*CHALLENGE*.
Leave out the pictures and repeat exactly the lines between the one containing "Rebuild this chart" and the one containing "const yTitle = '% del PIB';", inclusive.

+--

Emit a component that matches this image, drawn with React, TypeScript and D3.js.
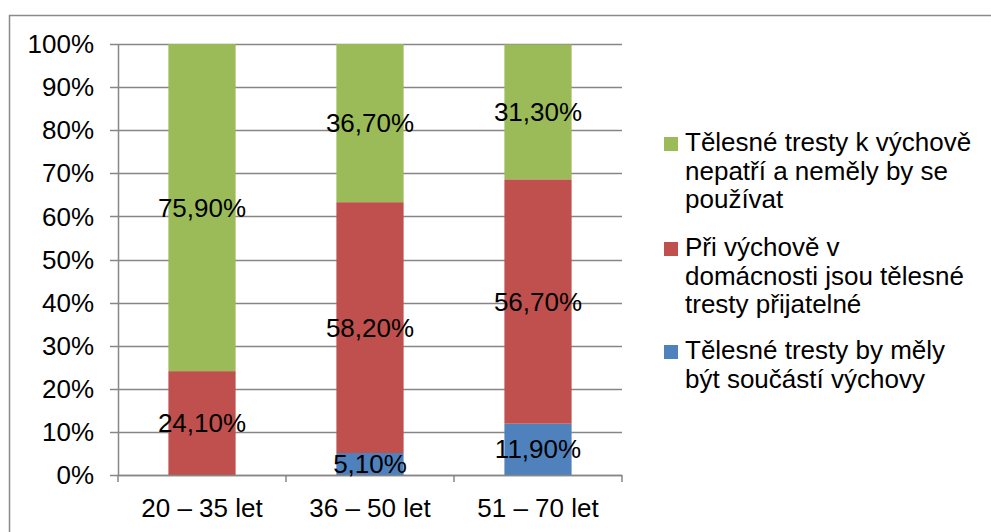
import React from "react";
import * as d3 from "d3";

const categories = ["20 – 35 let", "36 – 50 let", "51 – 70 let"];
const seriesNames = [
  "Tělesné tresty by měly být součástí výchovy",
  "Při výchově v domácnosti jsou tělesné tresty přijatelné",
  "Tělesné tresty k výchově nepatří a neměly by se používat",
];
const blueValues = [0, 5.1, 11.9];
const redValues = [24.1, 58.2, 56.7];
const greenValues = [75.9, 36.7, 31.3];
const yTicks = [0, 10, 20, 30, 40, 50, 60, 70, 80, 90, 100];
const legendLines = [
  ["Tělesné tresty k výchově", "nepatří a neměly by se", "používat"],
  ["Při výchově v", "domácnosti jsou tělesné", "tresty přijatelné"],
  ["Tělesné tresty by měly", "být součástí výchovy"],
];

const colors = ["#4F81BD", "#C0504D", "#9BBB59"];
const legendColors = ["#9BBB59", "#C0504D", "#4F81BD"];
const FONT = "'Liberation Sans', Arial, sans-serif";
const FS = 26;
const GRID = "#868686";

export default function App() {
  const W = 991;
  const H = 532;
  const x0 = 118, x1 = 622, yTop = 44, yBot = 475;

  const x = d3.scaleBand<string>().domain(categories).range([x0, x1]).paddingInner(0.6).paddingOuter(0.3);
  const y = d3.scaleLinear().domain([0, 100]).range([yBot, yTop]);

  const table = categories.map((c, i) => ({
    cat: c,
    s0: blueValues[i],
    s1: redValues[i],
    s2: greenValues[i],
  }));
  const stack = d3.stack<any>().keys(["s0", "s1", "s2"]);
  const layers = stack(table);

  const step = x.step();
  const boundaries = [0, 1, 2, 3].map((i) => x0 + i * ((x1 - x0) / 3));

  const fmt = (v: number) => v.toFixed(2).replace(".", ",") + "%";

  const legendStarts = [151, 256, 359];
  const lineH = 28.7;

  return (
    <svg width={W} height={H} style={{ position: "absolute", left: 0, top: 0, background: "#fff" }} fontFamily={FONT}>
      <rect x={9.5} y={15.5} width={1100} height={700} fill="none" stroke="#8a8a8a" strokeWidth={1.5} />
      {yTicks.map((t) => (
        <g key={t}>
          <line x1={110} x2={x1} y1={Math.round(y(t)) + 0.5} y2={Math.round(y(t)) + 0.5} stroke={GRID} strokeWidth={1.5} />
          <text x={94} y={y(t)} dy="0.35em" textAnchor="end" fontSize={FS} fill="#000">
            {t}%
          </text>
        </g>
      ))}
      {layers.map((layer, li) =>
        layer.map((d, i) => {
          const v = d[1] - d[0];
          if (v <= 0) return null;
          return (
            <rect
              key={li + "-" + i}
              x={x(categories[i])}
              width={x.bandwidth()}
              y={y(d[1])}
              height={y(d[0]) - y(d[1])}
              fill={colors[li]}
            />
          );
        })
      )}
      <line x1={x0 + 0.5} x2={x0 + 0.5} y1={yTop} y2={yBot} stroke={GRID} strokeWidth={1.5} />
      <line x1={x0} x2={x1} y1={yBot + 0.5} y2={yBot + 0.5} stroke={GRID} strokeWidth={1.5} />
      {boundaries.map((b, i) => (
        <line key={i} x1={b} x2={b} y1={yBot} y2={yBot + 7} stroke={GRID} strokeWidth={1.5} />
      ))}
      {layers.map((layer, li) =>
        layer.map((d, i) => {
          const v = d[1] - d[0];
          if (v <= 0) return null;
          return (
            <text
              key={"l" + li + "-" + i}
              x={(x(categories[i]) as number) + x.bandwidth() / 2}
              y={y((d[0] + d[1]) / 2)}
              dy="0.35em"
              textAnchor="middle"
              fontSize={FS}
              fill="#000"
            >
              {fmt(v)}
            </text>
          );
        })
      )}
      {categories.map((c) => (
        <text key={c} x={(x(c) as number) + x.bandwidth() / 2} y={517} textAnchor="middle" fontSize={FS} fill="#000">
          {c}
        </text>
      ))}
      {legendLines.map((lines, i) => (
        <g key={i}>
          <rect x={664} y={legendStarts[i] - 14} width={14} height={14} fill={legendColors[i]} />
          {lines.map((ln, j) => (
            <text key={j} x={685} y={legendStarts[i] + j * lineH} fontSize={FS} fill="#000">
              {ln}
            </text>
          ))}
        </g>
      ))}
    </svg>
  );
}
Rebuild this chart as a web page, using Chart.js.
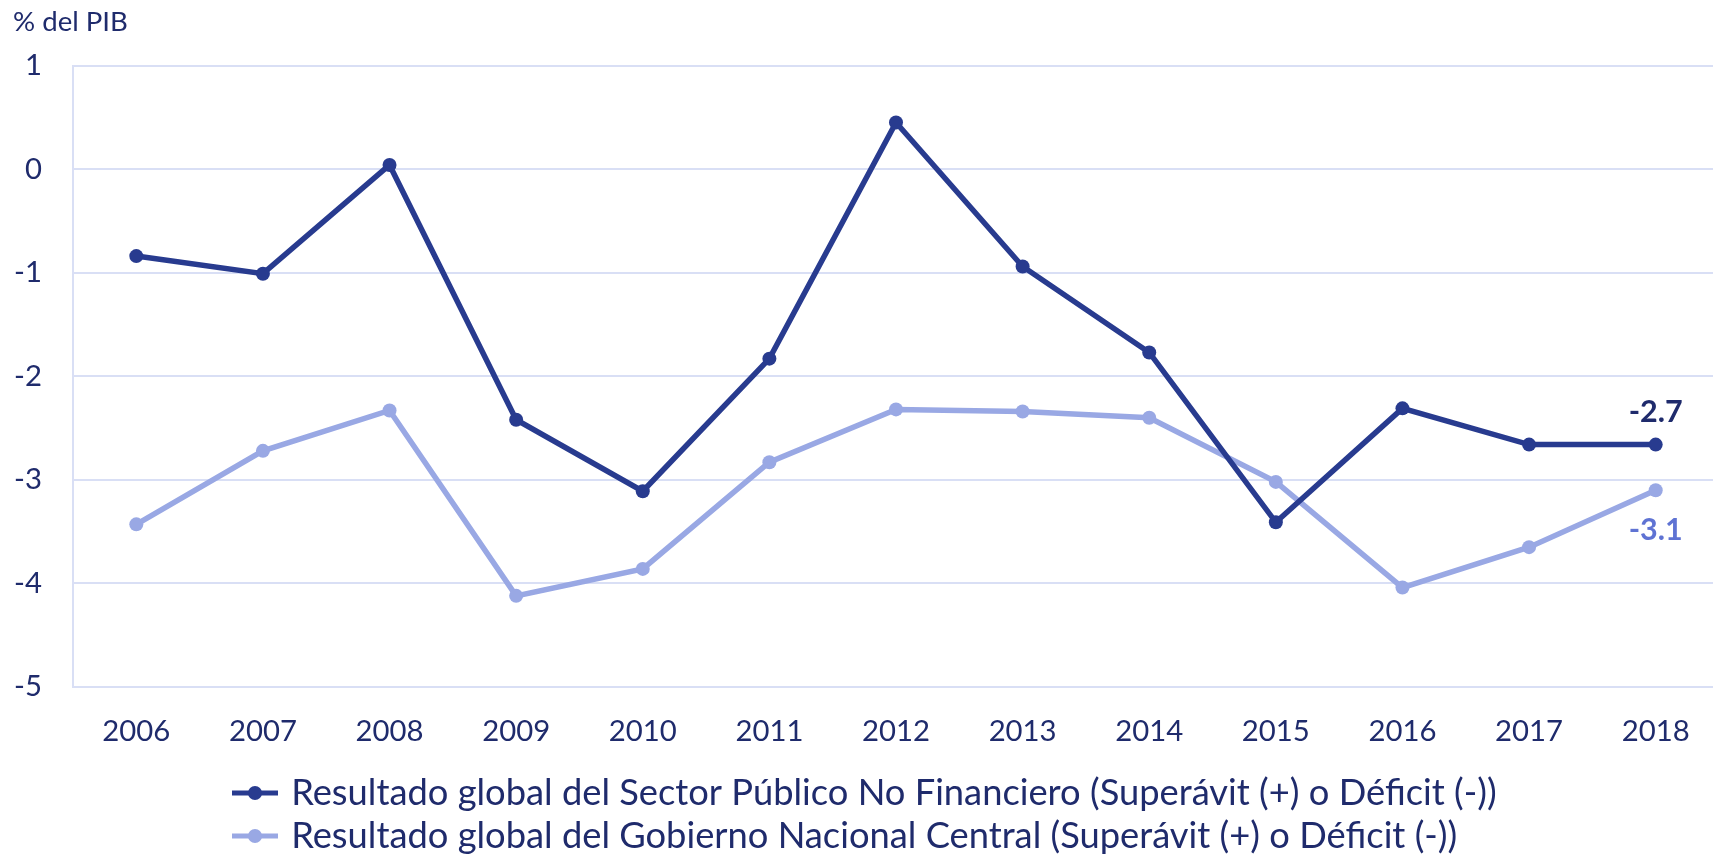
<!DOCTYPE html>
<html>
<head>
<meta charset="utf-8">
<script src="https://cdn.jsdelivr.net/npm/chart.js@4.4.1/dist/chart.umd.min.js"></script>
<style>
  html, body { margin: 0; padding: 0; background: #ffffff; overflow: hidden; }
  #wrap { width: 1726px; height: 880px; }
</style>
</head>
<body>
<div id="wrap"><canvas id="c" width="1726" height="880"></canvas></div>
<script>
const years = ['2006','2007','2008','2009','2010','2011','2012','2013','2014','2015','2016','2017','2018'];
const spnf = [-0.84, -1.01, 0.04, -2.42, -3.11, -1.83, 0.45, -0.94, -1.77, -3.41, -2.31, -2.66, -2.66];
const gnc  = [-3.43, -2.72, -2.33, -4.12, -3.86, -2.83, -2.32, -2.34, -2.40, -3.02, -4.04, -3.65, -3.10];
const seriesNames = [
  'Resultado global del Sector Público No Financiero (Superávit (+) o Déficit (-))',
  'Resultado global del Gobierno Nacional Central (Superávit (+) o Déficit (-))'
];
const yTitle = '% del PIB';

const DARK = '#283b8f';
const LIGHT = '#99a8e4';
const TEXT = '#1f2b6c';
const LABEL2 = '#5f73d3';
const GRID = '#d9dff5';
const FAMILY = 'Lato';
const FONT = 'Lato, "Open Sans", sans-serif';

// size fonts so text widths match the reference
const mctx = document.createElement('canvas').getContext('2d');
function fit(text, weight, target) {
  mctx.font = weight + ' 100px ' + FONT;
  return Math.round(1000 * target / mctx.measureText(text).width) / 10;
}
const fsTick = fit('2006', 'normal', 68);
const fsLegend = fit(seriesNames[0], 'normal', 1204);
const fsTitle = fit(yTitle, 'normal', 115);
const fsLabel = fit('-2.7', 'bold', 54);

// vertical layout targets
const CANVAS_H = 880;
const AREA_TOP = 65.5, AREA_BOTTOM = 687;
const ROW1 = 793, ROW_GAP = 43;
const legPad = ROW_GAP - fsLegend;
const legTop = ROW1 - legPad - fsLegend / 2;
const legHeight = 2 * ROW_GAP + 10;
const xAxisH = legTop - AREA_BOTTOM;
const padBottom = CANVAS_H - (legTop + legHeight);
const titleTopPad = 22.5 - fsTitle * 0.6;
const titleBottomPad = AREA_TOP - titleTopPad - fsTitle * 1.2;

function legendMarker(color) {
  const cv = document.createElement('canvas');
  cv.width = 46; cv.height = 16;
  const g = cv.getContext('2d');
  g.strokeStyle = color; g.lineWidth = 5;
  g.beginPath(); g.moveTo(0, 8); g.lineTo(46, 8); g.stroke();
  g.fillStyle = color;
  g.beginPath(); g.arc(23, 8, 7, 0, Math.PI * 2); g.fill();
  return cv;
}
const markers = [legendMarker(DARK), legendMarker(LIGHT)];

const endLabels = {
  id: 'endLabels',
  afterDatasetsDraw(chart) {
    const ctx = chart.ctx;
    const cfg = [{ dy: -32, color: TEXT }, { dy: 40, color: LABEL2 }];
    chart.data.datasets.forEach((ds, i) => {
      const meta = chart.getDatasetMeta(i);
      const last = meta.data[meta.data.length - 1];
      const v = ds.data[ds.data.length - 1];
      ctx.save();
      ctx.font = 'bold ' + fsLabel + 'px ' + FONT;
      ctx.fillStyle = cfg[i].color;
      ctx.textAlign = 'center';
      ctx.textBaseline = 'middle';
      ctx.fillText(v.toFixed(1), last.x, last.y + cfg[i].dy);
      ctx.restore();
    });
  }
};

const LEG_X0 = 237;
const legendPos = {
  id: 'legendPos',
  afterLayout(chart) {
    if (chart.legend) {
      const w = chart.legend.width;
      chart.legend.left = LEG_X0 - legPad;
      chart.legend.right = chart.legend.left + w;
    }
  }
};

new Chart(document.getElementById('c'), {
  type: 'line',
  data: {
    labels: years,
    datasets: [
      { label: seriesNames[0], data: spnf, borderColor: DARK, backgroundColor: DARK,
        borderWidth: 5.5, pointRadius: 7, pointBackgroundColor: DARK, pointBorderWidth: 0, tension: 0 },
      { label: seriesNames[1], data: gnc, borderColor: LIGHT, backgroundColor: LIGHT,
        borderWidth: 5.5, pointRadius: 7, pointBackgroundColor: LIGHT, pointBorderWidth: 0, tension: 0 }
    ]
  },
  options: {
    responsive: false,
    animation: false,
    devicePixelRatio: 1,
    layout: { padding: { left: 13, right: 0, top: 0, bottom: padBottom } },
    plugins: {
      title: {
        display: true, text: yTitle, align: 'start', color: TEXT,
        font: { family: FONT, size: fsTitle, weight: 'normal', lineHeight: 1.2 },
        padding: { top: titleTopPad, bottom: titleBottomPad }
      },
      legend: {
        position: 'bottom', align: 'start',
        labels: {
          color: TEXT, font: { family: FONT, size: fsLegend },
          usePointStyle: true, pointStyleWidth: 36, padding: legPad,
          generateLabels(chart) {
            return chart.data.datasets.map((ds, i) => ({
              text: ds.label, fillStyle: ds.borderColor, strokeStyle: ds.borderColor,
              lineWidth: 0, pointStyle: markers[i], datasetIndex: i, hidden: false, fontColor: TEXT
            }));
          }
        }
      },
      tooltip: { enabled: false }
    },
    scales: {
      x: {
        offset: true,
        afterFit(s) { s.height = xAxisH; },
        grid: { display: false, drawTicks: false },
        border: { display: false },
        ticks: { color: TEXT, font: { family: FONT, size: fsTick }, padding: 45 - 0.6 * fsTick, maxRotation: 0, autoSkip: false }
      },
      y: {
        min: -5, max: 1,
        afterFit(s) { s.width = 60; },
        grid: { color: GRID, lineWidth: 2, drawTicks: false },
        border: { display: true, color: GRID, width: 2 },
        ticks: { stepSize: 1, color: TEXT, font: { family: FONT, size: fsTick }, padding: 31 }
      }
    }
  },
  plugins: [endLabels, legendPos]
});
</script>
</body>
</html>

+--

*EXERCISE RESULT*.
Rebuild this chart as a web page, using Chart.js.
<!DOCTYPE html>
<html>
<head>
<meta charset="utf-8">
<script src="https://cdn.jsdelivr.net/npm/chart.js@4.4.1/dist/chart.umd.min.js"></script>
<style>
  html, body { margin: 0; padding: 0; background: #ffffff; overflow: hidden; }
  #wrap { width: 1726px; height: 880px; }
</style>
</head>
<body>
<div id="wrap"><canvas id="c" width="1726" height="880"></canvas></div>
<script>
const years = ['2006','2007','2008','2009','2010','2011','2012','2013','2014','2015','2016','2017','2018'];
const spnf = [-0.84, -1.01, 0.04, -2.42, -3.11, -1.83, 0.45, -0.94, -1.77, -3.41, -2.31, -2.66, -2.66];
const gnc  = [-3.43, -2.72, -2.33, -4.12, -3.86, -2.83, -2.32, -2.34, -2.40, -3.02, -4.04, -3.65, -3.10];
const seriesNames = [
  'Resultado global del Sector Público No Financiero (Superávit (+) o Déficit (-))',
  'Resultado global del Gobierno Nacional Central (Superávit (+) o Déficit (-))'
];
const yTitle = '% del PIB';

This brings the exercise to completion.